Exercise requirements:
Copy, exactly as written, the lines that begin at the one containing "Write a web" and end at the one containing "const ticksA = [0, 10, 20, 30, 40, 50, 60];". Skip any pictures in the data below.

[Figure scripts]
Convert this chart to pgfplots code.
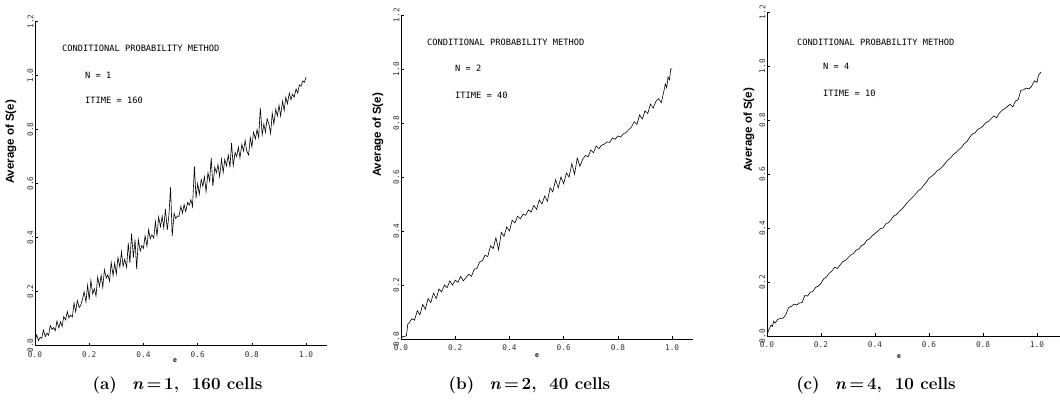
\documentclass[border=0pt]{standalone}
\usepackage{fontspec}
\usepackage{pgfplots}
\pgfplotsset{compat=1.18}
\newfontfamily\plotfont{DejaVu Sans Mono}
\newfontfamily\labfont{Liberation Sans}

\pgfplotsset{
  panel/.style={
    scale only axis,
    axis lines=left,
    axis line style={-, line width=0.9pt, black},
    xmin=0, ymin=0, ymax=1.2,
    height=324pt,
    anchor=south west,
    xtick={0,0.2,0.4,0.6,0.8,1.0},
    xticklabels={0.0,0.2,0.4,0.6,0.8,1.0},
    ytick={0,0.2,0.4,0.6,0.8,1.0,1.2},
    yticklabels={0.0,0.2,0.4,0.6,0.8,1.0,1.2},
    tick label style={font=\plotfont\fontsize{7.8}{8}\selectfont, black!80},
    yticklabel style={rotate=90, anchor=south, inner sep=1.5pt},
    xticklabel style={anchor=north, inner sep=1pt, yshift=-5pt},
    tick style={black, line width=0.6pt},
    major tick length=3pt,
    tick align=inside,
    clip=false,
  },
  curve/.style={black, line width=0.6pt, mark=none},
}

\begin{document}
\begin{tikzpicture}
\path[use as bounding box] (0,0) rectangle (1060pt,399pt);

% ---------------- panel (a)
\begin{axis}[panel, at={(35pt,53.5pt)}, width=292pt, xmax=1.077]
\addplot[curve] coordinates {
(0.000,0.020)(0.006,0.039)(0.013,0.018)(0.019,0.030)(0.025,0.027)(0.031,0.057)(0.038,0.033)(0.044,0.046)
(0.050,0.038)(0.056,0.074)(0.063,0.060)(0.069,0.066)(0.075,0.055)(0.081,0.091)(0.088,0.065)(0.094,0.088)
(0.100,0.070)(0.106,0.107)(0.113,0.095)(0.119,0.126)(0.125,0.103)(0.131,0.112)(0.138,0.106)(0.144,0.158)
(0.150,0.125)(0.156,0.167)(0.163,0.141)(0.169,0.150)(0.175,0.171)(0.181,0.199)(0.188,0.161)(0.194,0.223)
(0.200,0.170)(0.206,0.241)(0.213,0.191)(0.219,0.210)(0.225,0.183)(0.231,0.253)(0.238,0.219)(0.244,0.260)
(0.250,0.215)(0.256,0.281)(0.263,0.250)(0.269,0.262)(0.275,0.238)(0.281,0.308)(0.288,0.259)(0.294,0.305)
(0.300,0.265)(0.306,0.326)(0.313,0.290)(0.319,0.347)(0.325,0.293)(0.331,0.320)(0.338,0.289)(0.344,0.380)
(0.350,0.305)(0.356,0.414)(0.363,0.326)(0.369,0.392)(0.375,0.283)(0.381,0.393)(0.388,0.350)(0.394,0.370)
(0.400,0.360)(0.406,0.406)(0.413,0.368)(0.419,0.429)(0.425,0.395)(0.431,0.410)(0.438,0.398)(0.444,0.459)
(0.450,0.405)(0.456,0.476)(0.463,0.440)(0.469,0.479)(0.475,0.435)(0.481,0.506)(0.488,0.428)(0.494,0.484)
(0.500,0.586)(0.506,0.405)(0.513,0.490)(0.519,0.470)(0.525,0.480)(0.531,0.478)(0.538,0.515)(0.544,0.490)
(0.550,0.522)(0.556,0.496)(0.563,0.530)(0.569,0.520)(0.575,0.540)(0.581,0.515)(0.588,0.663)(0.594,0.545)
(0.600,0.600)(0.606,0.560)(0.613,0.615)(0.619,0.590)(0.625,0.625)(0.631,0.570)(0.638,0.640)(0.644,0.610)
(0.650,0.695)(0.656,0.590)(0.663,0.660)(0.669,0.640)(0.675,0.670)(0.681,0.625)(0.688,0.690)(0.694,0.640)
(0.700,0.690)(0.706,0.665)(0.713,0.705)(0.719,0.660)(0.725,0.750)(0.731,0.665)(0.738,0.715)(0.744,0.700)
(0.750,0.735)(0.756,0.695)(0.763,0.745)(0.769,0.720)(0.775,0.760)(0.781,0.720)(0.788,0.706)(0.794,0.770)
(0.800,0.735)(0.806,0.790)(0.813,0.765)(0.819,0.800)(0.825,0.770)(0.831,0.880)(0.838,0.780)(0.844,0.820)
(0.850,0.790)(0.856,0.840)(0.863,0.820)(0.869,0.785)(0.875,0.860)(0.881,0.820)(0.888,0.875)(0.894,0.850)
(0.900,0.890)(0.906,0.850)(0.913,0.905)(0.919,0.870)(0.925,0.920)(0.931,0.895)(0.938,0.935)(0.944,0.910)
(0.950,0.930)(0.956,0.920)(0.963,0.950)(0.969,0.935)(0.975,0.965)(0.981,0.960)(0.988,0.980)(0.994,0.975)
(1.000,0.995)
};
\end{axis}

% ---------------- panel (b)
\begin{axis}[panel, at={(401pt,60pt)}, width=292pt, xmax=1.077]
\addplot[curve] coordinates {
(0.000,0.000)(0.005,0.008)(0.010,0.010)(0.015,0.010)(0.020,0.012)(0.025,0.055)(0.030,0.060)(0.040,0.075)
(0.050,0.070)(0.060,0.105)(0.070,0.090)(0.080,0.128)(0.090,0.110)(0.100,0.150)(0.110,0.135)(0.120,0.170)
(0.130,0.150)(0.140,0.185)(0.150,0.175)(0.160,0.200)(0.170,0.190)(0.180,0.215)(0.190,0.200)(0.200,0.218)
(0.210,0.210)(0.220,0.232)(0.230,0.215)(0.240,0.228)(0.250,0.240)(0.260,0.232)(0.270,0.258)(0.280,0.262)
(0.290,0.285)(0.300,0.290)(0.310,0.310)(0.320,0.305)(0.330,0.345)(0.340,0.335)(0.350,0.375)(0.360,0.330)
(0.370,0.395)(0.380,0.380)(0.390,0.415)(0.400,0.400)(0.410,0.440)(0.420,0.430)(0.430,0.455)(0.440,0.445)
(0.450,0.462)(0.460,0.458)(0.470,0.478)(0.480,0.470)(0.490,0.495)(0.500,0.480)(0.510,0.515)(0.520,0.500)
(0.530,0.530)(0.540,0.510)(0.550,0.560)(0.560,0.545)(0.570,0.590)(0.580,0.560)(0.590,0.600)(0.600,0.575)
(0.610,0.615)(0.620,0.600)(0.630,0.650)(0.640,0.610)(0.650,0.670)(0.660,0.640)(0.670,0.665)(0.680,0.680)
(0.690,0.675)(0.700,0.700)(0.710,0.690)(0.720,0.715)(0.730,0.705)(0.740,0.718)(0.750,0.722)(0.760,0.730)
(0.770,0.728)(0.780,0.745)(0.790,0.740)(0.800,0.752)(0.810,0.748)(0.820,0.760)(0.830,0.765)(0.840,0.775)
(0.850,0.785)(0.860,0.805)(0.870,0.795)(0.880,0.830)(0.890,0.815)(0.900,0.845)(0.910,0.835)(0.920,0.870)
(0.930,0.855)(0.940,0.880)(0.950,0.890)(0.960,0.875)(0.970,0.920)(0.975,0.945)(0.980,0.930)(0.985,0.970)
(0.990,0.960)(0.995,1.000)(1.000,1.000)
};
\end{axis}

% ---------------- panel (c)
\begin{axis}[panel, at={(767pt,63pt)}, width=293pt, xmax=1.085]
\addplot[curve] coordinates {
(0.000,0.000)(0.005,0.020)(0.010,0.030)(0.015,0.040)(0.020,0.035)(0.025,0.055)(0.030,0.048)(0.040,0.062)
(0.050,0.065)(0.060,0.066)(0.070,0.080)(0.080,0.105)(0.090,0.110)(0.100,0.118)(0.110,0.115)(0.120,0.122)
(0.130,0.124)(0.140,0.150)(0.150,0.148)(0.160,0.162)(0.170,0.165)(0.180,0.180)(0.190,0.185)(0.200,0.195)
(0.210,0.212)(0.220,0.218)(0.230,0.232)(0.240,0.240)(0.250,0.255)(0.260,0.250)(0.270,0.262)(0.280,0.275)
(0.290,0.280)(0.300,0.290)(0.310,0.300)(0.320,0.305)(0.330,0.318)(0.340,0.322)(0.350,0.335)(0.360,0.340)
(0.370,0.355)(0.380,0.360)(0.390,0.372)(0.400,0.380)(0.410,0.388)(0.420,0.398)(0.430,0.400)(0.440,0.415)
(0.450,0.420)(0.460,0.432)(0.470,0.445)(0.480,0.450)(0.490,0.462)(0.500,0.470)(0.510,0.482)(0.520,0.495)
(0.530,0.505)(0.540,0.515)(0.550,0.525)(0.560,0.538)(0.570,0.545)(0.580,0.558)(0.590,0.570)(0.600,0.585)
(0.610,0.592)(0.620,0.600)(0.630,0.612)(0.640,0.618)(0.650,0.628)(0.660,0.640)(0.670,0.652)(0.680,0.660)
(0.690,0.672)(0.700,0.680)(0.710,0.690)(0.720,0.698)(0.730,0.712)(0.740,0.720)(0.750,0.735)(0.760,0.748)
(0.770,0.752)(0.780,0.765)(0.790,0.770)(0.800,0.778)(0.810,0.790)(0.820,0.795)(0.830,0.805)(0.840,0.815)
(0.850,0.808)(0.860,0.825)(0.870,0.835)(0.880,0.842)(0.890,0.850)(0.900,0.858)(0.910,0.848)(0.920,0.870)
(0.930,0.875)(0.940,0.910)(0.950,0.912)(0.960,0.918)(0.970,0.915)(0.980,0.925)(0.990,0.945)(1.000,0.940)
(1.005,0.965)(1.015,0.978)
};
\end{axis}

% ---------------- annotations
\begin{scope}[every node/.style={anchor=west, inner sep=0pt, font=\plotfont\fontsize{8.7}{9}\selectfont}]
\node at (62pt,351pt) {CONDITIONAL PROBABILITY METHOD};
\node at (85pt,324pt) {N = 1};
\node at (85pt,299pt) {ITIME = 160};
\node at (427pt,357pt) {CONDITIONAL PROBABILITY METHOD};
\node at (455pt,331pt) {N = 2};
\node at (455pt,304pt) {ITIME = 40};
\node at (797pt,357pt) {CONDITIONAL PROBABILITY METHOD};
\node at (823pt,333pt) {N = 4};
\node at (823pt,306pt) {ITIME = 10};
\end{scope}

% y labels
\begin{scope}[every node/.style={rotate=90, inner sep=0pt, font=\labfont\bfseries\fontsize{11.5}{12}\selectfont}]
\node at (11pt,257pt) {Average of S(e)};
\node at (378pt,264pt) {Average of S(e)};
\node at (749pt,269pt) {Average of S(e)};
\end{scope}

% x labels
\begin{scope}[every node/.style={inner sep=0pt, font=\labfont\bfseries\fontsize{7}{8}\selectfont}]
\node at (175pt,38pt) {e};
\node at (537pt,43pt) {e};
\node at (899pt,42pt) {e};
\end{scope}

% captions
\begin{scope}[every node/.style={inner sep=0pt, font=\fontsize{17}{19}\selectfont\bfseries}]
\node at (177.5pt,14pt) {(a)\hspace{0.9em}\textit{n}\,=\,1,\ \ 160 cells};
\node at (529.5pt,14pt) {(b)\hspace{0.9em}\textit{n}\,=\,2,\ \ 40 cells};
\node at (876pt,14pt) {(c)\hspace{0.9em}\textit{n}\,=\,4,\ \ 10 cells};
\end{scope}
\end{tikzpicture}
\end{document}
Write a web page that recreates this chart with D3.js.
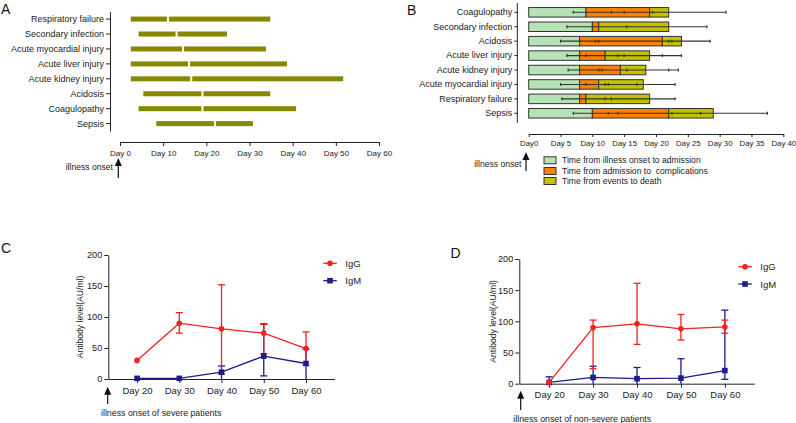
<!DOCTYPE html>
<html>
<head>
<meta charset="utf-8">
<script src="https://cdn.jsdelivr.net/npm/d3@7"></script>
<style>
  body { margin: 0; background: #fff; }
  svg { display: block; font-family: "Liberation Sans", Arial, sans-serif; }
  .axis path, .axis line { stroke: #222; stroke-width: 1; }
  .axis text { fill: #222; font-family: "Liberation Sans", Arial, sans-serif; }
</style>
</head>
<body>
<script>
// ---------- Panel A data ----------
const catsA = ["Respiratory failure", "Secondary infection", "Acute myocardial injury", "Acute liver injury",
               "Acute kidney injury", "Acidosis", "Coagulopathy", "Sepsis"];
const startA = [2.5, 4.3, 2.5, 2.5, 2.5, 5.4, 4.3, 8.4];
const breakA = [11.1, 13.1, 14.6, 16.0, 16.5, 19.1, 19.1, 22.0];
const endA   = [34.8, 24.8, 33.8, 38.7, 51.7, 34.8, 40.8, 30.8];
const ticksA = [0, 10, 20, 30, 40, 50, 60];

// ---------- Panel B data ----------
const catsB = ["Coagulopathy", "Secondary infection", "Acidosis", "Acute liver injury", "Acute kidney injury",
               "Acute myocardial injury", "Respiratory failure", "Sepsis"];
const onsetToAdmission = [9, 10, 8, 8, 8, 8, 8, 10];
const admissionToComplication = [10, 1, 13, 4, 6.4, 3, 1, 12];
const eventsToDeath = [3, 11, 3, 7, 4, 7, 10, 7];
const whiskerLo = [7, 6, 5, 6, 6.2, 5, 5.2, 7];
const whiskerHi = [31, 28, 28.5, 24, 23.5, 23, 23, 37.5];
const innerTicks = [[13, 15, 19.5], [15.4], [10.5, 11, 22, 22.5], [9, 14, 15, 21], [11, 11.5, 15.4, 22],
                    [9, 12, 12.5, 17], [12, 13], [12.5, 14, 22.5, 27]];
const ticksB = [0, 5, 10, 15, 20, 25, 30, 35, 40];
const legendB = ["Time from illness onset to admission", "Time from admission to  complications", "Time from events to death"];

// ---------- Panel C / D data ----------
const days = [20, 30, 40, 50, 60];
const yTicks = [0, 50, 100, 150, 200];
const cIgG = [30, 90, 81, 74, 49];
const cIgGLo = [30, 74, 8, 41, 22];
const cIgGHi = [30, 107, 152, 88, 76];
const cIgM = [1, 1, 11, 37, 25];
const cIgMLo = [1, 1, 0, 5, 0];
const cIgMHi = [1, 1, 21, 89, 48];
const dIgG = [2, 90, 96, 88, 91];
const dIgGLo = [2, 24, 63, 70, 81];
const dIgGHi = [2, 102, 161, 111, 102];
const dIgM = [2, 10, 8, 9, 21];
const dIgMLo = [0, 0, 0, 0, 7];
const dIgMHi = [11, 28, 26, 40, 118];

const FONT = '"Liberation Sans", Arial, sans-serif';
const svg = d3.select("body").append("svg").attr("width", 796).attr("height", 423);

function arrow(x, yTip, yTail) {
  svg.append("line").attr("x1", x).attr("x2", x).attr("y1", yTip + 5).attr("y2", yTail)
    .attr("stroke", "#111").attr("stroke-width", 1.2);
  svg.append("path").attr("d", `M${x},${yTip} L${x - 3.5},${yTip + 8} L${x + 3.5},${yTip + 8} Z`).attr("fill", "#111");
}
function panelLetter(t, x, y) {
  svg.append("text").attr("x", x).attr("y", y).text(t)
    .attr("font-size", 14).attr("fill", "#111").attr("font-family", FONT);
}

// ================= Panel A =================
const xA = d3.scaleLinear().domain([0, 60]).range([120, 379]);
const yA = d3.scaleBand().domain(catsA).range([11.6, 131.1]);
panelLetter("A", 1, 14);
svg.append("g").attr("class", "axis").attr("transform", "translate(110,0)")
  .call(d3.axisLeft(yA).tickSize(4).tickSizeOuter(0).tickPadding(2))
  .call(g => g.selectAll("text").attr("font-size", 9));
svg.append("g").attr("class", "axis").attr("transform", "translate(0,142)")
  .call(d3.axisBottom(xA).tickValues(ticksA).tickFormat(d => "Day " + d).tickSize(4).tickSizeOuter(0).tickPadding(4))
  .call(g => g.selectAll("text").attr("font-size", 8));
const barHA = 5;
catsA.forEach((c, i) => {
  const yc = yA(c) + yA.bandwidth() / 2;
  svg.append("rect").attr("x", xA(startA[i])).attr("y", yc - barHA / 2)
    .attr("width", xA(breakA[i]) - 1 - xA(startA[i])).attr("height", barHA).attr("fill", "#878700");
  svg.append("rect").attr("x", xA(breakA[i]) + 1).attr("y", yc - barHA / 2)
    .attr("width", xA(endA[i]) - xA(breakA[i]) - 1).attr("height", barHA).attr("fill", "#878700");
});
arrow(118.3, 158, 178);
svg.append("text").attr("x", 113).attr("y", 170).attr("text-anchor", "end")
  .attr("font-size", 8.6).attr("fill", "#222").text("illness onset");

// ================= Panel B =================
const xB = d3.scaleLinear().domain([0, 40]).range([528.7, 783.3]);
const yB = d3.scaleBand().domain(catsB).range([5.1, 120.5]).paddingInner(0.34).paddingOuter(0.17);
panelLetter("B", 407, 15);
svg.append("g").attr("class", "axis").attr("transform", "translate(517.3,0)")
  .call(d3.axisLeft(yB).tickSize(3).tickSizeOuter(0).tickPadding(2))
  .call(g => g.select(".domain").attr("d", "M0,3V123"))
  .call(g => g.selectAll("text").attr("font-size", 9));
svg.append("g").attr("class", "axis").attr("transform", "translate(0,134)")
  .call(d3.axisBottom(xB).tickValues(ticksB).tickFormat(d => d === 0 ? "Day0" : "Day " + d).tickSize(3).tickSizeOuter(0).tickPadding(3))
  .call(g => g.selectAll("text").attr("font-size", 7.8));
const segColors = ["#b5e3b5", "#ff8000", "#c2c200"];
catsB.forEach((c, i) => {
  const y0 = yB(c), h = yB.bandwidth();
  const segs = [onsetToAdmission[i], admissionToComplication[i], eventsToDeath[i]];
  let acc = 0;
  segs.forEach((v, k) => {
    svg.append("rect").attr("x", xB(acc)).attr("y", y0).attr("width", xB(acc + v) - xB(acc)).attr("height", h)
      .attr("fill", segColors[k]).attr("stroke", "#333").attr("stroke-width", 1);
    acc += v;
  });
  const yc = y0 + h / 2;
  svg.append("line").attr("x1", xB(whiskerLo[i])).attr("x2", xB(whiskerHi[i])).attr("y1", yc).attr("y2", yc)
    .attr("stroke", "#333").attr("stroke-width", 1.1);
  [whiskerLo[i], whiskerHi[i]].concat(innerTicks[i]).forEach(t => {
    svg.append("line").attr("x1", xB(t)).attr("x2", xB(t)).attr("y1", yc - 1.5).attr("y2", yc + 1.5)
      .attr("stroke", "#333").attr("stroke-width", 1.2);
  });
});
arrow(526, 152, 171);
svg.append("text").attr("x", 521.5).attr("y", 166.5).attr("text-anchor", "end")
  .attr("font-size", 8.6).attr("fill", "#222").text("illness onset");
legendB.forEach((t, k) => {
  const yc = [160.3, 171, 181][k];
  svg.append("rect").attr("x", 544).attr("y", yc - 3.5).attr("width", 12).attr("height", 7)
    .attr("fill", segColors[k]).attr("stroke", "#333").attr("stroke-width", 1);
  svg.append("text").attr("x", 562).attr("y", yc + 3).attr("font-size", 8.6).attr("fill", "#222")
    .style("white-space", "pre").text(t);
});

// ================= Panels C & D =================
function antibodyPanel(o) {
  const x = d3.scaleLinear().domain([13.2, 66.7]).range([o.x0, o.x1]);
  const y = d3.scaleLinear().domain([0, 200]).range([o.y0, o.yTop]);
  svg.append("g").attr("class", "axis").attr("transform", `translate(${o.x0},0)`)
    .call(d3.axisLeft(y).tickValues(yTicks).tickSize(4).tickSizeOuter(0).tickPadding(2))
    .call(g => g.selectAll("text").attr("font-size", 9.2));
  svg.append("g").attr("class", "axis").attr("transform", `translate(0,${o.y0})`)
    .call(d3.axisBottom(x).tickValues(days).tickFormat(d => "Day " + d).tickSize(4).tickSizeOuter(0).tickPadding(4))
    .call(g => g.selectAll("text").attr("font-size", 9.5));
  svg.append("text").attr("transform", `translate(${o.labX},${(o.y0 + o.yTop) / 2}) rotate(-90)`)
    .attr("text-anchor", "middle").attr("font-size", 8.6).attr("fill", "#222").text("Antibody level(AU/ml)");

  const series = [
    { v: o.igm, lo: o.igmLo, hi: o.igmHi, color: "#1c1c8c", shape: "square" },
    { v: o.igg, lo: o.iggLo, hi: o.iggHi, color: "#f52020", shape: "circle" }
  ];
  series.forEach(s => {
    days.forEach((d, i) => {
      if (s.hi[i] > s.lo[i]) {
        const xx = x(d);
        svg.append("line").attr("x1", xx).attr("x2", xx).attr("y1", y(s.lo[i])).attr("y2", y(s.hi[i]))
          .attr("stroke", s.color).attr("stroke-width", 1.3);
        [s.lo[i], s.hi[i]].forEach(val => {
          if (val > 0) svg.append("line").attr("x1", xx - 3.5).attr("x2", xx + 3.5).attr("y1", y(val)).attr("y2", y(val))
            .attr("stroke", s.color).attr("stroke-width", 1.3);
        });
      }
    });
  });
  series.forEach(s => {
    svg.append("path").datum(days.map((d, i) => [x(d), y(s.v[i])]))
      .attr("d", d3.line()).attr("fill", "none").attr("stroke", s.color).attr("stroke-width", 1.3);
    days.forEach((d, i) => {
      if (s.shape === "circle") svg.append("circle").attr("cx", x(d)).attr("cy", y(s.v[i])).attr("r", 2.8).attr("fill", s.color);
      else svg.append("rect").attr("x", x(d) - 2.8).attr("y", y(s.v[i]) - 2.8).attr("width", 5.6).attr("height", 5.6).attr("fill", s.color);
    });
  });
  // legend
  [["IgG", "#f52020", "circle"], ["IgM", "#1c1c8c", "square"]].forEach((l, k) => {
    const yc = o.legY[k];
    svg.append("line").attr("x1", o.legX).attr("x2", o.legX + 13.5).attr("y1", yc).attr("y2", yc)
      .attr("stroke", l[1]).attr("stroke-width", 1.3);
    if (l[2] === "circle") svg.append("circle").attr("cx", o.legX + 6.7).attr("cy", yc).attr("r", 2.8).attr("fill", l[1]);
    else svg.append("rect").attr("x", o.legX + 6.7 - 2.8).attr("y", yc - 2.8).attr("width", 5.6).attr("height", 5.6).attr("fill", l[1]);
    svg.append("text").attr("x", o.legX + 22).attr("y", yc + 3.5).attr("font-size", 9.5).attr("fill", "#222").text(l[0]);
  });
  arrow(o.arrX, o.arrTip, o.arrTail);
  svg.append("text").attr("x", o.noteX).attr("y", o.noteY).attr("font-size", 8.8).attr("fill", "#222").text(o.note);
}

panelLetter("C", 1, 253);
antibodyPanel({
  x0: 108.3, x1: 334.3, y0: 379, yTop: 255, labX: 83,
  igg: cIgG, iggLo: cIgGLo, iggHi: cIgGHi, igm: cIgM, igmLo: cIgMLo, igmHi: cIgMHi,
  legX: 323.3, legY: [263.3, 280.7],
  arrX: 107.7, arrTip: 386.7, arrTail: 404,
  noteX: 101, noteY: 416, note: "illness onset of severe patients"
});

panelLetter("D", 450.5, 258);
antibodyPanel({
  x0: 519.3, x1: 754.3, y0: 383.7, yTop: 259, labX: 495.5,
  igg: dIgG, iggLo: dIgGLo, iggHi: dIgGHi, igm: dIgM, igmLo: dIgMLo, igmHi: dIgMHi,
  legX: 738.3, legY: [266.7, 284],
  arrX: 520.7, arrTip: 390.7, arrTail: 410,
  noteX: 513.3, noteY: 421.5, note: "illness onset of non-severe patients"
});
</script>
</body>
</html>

Output of the exercise:
Write a web page that recreates this chart with D3.js.
<!DOCTYPE html>
<html>
<head>
<meta charset="utf-8">
<script src="https://cdn.jsdelivr.net/npm/d3@7"></script>
<style>
  body { margin: 0; background: #fff; }
  svg { display: block; font-family: "Liberation Sans", Arial, sans-serif; }
  .axis path, .axis line { stroke: #222; stroke-width: 1; }
  .axis text { fill: #222; font-family: "Liberation Sans", Arial, sans-serif; }
</style>
</head>
<body>
<script>
// ---------- Panel A data ----------
const catsA = ["Respiratory failure", "Secondary infection", "Acute myocardial injury", "Acute liver injury",
               "Acute kidney injury", "Acidosis", "Coagulopathy", "Sepsis"];
const startA = [2.5, 4.3, 2.5, 2.5, 2.5, 5.4, 4.3, 8.4];
const breakA = [11.1, 13.1, 14.6, 16.0, 16.5, 19.1, 19.1, 22.0];
const endA   = [34.8, 24.8, 33.8, 38.7, 51.7, 34.8, 40.8, 30.8];
const ticksA = [0, 10, 20, 30, 40, 50, 60];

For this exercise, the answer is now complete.